Lawrence Lessig: America, Compromised

FRI, FEB 1, 2019 (59:14)

In America, Compromised Lawrence Lessig captures a snapshot of contemporary America and forms an argument on how the institutions of the American government have come to be the way they are. Throughout the book, Lessig shows that the modern problems plaguing corrupt political institutions cannot simply be blamed upon the "bad people" of society. Rather, Lessig argues that it is compromise that has brought down the American system.

Image: book cover

+ BIO: Lawrence Lessig

Lawrence Lessig is the Director of the Edmond J. Safra Foundation Center for Ethics at Harvard University, and a Professor of Law at Harvard Law School. For much of his academic career, Lessig has focused on law and technology, especially as it affects copyright.
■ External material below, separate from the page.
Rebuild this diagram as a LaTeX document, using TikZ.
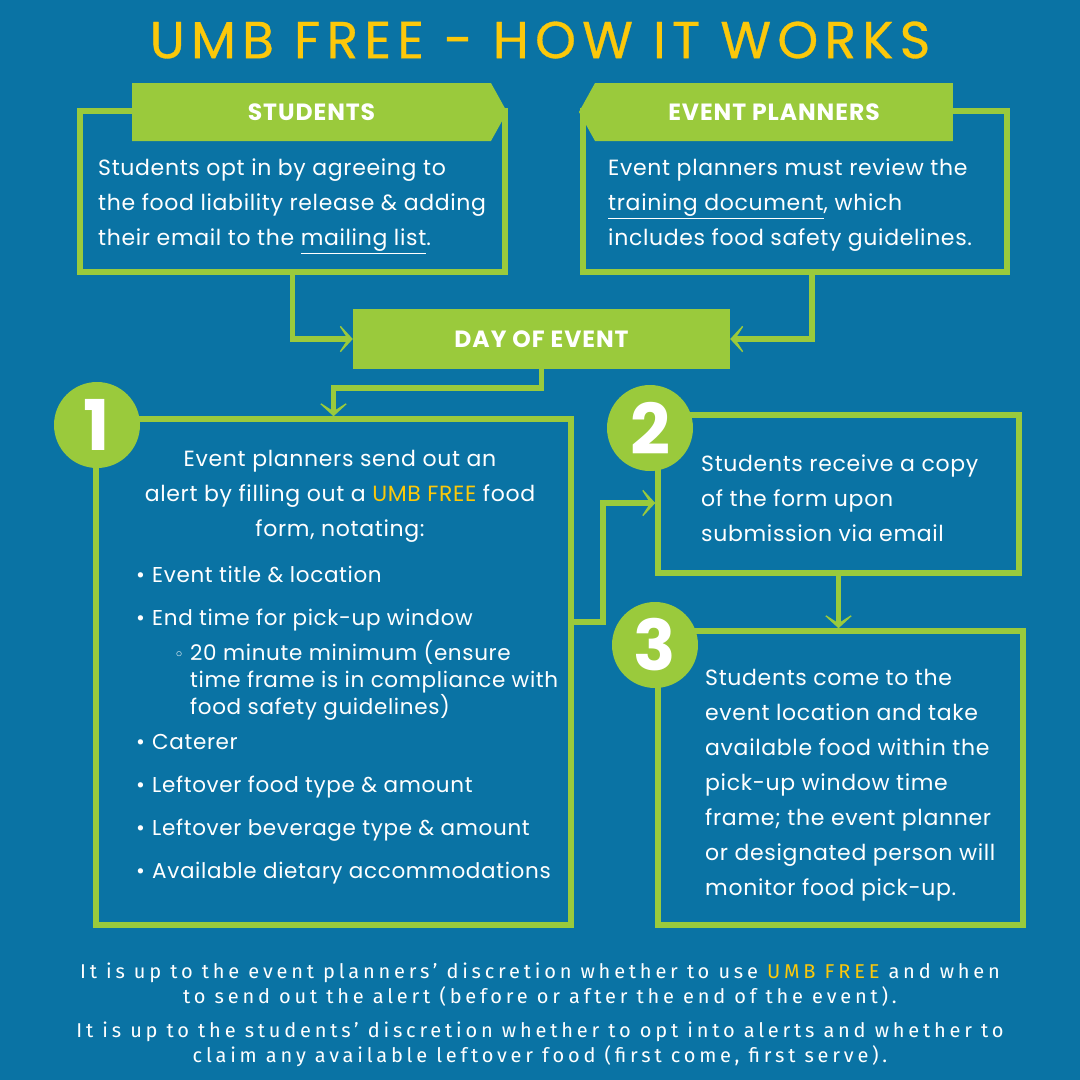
\documentclass[tikz,border=0pt]{standalone}
\usepackage{fontspec}
\setmainfont{Poppins}
\newfontfamily\titlefont{Poppins}[LetterSpace=12,FakeBold=0.6]
\newfontfamily\headfont{Poppins}[LetterSpace=4]
\newfontfamily\bodyfont{Poppins}[LetterSpace=3]
\newfontfamily\notefont{Fira Sans}[LetterSpace=19]
\newfontfamily\symfont{DejaVu Sans}
\usetikzlibrary{arrows.meta,shapes.symbols}
\definecolor{umbblue}{RGB}{10,115,164}
\definecolor{umbgreen}{RGB}{154,202,60}
\definecolor{umbgold}{RGB}{252,200,10}
\tikzset{
  frame/.style={draw=umbgreen, line width=5.5pt},
  banner/.style={signal, fill=umbgreen, text=white, inner sep=0pt,
    signal pointer angle=122, minimum height=58pt,
    font=\headfont\bfseries\fontsize{23.5}{25}\selectfont},
  numdot/.style={circle, fill=umbgreen, text=white, inner sep=0pt,
    minimum size=86pt, font=\bfseries\fontsize{70}{70}\selectfont},
  body/.style={text=white, inner sep=0pt, anchor=north west, align=left,
    font=\bodyfont\fontsize{22}{35}\selectfont},
  note/.style={text=white, inner sep=0pt, anchor=north, align=center,
    font=\notefont\fontsize{20}{25}\selectfont},
  flow/.style={umbgreen, line width=5.5pt,
    -{Stealth[length=17pt,width=37pt,inset=12pt]}},
}
\begin{document}
\begin{tikzpicture}[x=1pt,y=-1pt]
\fill[umbblue] (0,0) rectangle (1080,1080);
\node[text=umbgold, font=\titlefont\fontsize{52}{52}\selectfont] (title) at (540,40) {UMB FREE - HOW IT WORKS};

% top boxes
\node[frame, minimum width=425pt, minimum height=161pt] (stud) at (292.5,191.5) {};
\node[banner, signal to=east, minimum width=375pt] (studhead) at (311.5,112) {STUDENTS};
\node[body] (studtext) at (98,159) {Students opt in by agreeing to\\the food liability release \& adding\\their email to the \underline{mailing list}.};

\node[frame, minimum width=424pt, minimum height=161pt] (plan) at (795,191.5) {};
\node[banner, signal to=west, minimum width=374pt] (planhead) at (774,112) {EVENT PLANNERS};
\node[body] (plantext) at (608,159) {Event planners must review the\\\underline{training document}, which\\includes food safety guidelines.};

\node[fill=umbgreen, text=white, minimum width=377pt, minimum height=60pt,
  font=\headfont\bfseries\fontsize{23.5}{25}\selectfont] (day) at (541.5,339) {DAY OF EVENT};

% steps
\node[frame, minimum width=475pt, minimum height=506pt] (one) at (333.5,672) {};
\node[frame, minimum width=361pt, minimum height=158pt] (two) at (838.5,494) {};
\node[frame, minimum width=365pt, minimum height=294pt] (three) at (840.5,778) {};
\node[numdot] (n1) at (97,425) {1};
\node[numdot] (n2) at (650,428) {2};
\node[numdot] (n3) at (655,645) {3};

\node[body, anchor=north, align=center] (onetext) at (340,450) {Event planners send out an\\alert by filling out a \textcolor{umbgold}{UMB FREE} food\\form, notating:};
\node[body, font=\bodyfont\fontsize{21.5}{27}\selectfont] (onelist) at (136,566) {%
\makebox[16pt][l]{•}Event title \& location\\[16pt]
\makebox[16pt][l]{•}End time for pick-up window\\[8pt]
\hspace*{38pt}\makebox[16pt][l]{\symfont\fontsize{17}{17}\selectfont ◦}20 minute minimum (ensure\\
\hspace*{54pt}time frame is in compliance with\\
\hspace*{54pt}food safety guidelines)\\[8pt]
\makebox[16pt][l]{•}Caterer\\[16pt]
\makebox[16pt][l]{•}Leftover food type \& amount\\[16pt]
\makebox[16pt][l]{•}Leftover beverage type \& amount\\[16pt]
\makebox[16pt][l]{•}Available dietary accommodations};
\node[body] (twotext) at (701,455) {Students receive a copy\\of the form upon\\submission via email};
\node[body] (threetext) at (705,669) {Students come to the\\event location and take\\available food within the\\pick-up window time\\frame; the event planner\\or designated person will\\monitor food pick-up.};

% connectors
\draw[flow] (stud.south) |- (day.west);
\draw[flow] ([xshift=17pt]plan.south) |- (day.east);
\draw[flow] (day.south) -- ++(0,19) -| (one.north);
\draw[flow] ([yshift=50pt]one.east) -- ++(29,0) |- ([yshift=-9pt]two.west);
\draw[flow] (two.south) -- (two.south |- three.north);

% notes
\node[note] (note1) at (540,963) {It is up to the event planners’ discretion whether to use \textcolor{umbgold}{UMB FREE} and when\\to send out the alert (before or after the end of the event).};
\node[note] (note2) at (540,1022) {It is up to the students’ discretion whether to opt into alerts and whether to\\claim any available leftover food (first come, first serve).};
\end{tikzpicture}
\end{document}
He is the author of five books on the subject — Remix (2008), Code v2 (2007), Free Culture (2004), The Future of Ideas (2001) and Code and Other Laws of Cyberspace (1999) — and has served as lead counsel in a number of important cases marking the boundaries of copyright law in a digital age. His current academic work addresses the question of "institutional corruption" — roughly, influences within an economy of influence that weaken the effectiveness of an institution, or weaken public trust. His current work at the EJ Safra Lab oversees a 5 year research project addressing institutional corruption in a number of institutional contexts.